The court is, of course, at liberty to consider the circumstances attending the execution of the will and the relation of the testatrix to the beneficiaries named as an aid in determining her intention, but we are unable to find anything in the facts above stated or in the will itself, taken by its four corners, to overthrow the interpretation demanded by the language of the legacy. Had it been Mrs. Preston's intention to leave Mrs. Cohan and her husband the home, to the exclusion of her nephew, that purpose could have been easily accomplished *Page 651 
by a specific devise of the property, just as she made a specific bequest of her diamonds and other jewelry. She was, undoubtedly, devoted to Mrs. Cohan, but she was also fond of Byrne Marconnier, who, besides, was related to her by blood.
He is the son of a deceased sister of the testatrix, and, had she died intestate, would have inherited a substantial portion of her estate by right of representation: Sections 10-101 and 10-102, Oregon Code 1930. The law favors such a construction of a will as will be advantageous to heirs at law and next of kin in preference to strangers; and the heirs of a testator cannot be disinherited upon mere conjecture, by dubious and ambiguous words or negative words, but an intention to disinherit them must be shown clearly, either by express words or by necessary implication: Thompson on Construction of Wills, § 67. Were we to take the appellants' view of the question, we would have to say that Mrs. Preston intended to cut off her nephew without a penny, if the source which she indicated for the payment of his bequest should fail. This, in my judgment, we are not permitted to do, either by the will itself, the extrinsic circumstances which may rightly be considered, or the canons of construction. It seems to me, rather, that she intended what the language of the will, properly interpreted, means, and that is a gift of $5,000 to her nephew, the proceeds of the contract being referred to merely as a primary source of payment. That failing, he is entitled to receive his legacy from the general assets of the estate.

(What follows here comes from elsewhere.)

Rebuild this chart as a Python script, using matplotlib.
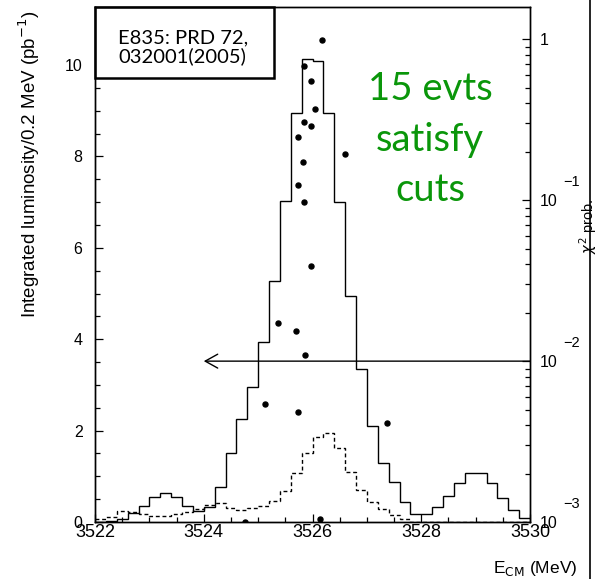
import numpy as np
import matplotlib
matplotlib.use("Agg")
import matplotlib.pyplot as plt
from matplotlib.patches import Rectangle
from matplotlib.lines import Line2D
from matplotlib.ticker import MultipleLocator, FixedLocator, FixedFormatter, LogLocator, NullFormatter

plt.rcParams['font.family'] = ['Liberation Sans', 'DejaVu Sans']

# ---------------- data ----------------
e_min, e_max, n_bins = 3522.0, 3530.0, 40
lumi_total = [0.01, 0.03, 0.07, 0.19, 0.36, 0.54, 0.63, 0.54, 0.36, 0.25,
              0.33, 0.76, 1.50, 2.25, 2.95, 3.93, 5.27, 7.02, 8.95, 10.14,
              10.08, 8.96, 7.01, 4.94, 3.34, 2.11, 1.30, 0.87, 0.44, 0.17,
              0.17, 0.33, 0.58, 0.86, 1.07, 1.07, 0.86, 0.52, 0.26, 0.09]
lumi_events = [0.06, 0.12, 0.24, 0.22, 0.17, 0.13, 0.13, 0.17, 0.22, 0.28,
               0.37, 0.41, 0.30, 0.27, 0.30, 0.35, 0.46, 0.68, 1.07, 1.50,
               1.87, 1.94, 1.61, 1.09, 0.69, 0.44, 0.28, 0.15, 0.06, 0.0,
               0.0, 0.0, 0.0, 0.0, 0.0, 0.0, 0.0, 0.0, 0.0, 0.0]
evt_energy = [3526.17, 3525.85, 3525.97, 3526.05, 3525.85, 3525.98, 3525.74,
              3526.59, 3525.83, 3525.73, 3525.84, 3525.98, 3525.36, 3525.70,
              3525.87, 3525.13, 3525.74, 3527.37, 3526.14, 3524.76]
evt_prob = [0.99, 0.68, 0.55, 0.37, 0.305, 0.29, 0.247, 0.194, 0.172, 0.124,
            0.098, 0.039, 0.0172, 0.0153, 0.0109, 0.0054, 0.0048, 0.0041,
            0.00105, 0.001]
prob_cut = 0.01
cut_arrow_x = (3530.0, 3524.0)
x_ticks = [3522, 3524, 3526, 3528, 3530]
y_ticks = [0, 2, 4, 6, 8, 10]
prob_ticks = [1e-3, 1e-2, 1e-1, 1.0]
prob_base_labels = ['10', '10', '10', '1']
prob_exp_labels = ['\u22123', '\u22122', '\u22121', '']

# ---------------- figure ----------------
fig = plt.figure(figsize=(6.01, 5.79), dpi=100)
ax = fig.add_axes([0.1581, 0.0984, 0.7238, 0.8895])
edges = np.linspace(e_min, e_max, n_bins + 1)

ax.stairs(lumi_total, edges, baseline=None, color='black', lw=1.0)
ax.stairs(lumi_events, edges, baseline=None, color='black', lw=1.0,
          linestyle=(0, (2.8, 2.0)))

ax.set_xlim(e_min, e_max)
ax.set_ylim(0, 11.27)
for s in ax.spines.values():
    s.set_linewidth(1.0)

ax.xaxis.set_major_locator(FixedLocator(x_ticks))
ax.xaxis.set_minor_locator(MultipleLocator(0.5))
ax.yaxis.set_major_locator(FixedLocator(y_ticks))
ax.yaxis.set_minor_locator(MultipleLocator(0.5))
ax.tick_params(axis='both', which='both', direction='in', top=False, right=False)
ax.tick_params(axis='x', which='major', length=6, width=0.9, labelsize=13, pad=1.5)
ax.tick_params(axis='x', which='minor', length=3.5, width=0.9)
ax.tick_params(axis='y', which='major', length=6, width=0.9, labelsize=11.5, pad=9)
ax.tick_params(axis='y', which='minor', length=3.5, width=0.9)

ax.set_ylabel('Integrated luminosity/0.2 MeV (pb$^{-1}$)', fontsize=13.5, loc='top')
ax.yaxis.set_label_coords(-0.1225, 0.994)
ax.set_xlabel(r'E$_{\mathsf{CM}}$ (MeV)', fontsize=12.5, loc='right')
ax.xaxis.set_label_coords(1.108, -0.072)

# right log axis
ax2 = ax.twinx()
ax2.set_yscale('log')
ax2.set_ylim(1e-3, 1.589)
ax2.plot(evt_energy, evt_prob, 'o', color='black', ms=3.6, clip_on=True)
ax2.yaxis.set_major_locator(FixedLocator(prob_ticks))
ax2.yaxis.set_major_formatter(FixedFormatter(prob_base_labels))
ax2.yaxis.set_minor_locator(LogLocator(base=10, subs=np.arange(2, 10)))
ax2.yaxis.set_minor_formatter(NullFormatter())
ax2.tick_params(axis='y', which='both', direction='in')
ax2.tick_params(axis='y', which='major', length=6, width=0.9, labelsize=11.5, pad=7)
ax2.tick_params(axis='y', which='minor', length=3.5, width=0.9)
for s in ax2.spines.values():
    s.set_linewidth(1.0)
for val, lab in zip(prob_ticks, prob_exp_labels):
    if lab:
        ax2.annotate(lab, xy=(1, val), xycoords=('axes fraction', 'data'),
                     xytext=(24, 8), textcoords='offset points',
                     fontsize=10.5, ha='left', va='bottom', annotation_clip=False)
ax2.set_ylabel(r'$\chi^2$ prob.', fontsize=10.5)
ax2.yaxis.set_label_coords(1.109, 0.573)

# cut arrow
ax2.annotate('', xy=(cut_arrow_x[1], prob_cut), xytext=(cut_arrow_x[0], prob_cut),
             arrowprops=dict(arrowstyle='->,head_length=0.45,head_width=0.25',
                             mutation_scale=20, lw=1.0, color='black',
                             shrinkA=0, shrinkB=0))

# reference box
ax.add_patch(Rectangle((0, 0.862), 0.411, 0.138, transform=ax.transAxes,
                       facecolor='white', edgecolor='black', lw=1.8, zorder=5,
                       clip_on=False))
ax.text(0.053, 0.922, 'E835: PRD 72,\n032001(2005)', transform=ax.transAxes,
        fontsize=14.5, family=['Lato', 'DejaVu Sans'], ha='left', va='center',
        linespacing=1.1, zorder=6)

# green annotation
ax.text(0.770, 0.742, '15 evts\nsatisfy\ncuts', transform=ax.transAxes,
        fontsize=27.5, family=['Lato', 'DejaVu Sans'], color='#0a960a',
        ha='center', va='center', linespacing=1.5)

# slide frame edge
fig.add_artist(Line2D([0.9817, 0.9817], [0, 1], transform=fig.transFigure,
                      color='black', lw=1.2))

fig.savefig('out.png', dpi=100)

The statement in the majority opinion that, "it is plain that under the residuary clause of the will, testatrix intended the home to go to Eula Cavanaugh Cohan and her husband," is not supported by anything in the will. As has already been stated in this opinion the testatrix *Page 652 
made no specific bequest of her home. In Alexander, Commentaries on Wills, Vol. 2, 1002 § 674, it is said: "`Rest' and `residue', in the absence of language showing a contrary intent, are construed to include all the estate remaining after the payment of charges, debts, and particular legacies, including statutory allowances for the maintenance of the widow and the like." All, therefore, that the residuary clause means is that the Cohans were to have such property as remained after making the payments of the character referred to in the foregoing excerpt. If the legacy to Byrne Marconnier is specific, one might naturally conclude that the testatrix intended the Cohans to have her home as part of the residuum; but we are not justified in assuming that to have been her intention and from the premise so assumed arguing that she intended the Marconnier legacy to be limited to the proceeds of the Preston contract.
Nor is it very helpful to point to consequences that might ensue, if the will contained different provisions than those the court is called on to interpret. We must take the language of this will, as we find it, and from that language endeavor to ascertain the testamentary intention. That the task is no easy one may be freely conceded, but it seems to me, after an attentive examination of the authorities and the record in this case, that if we apply settled rules of construction to the question we are more likely to be right, than if we ignore those established aids to the solution of a difficult problem.
For the foregoing reason, I think that the decree of the circuit court should be affirmed.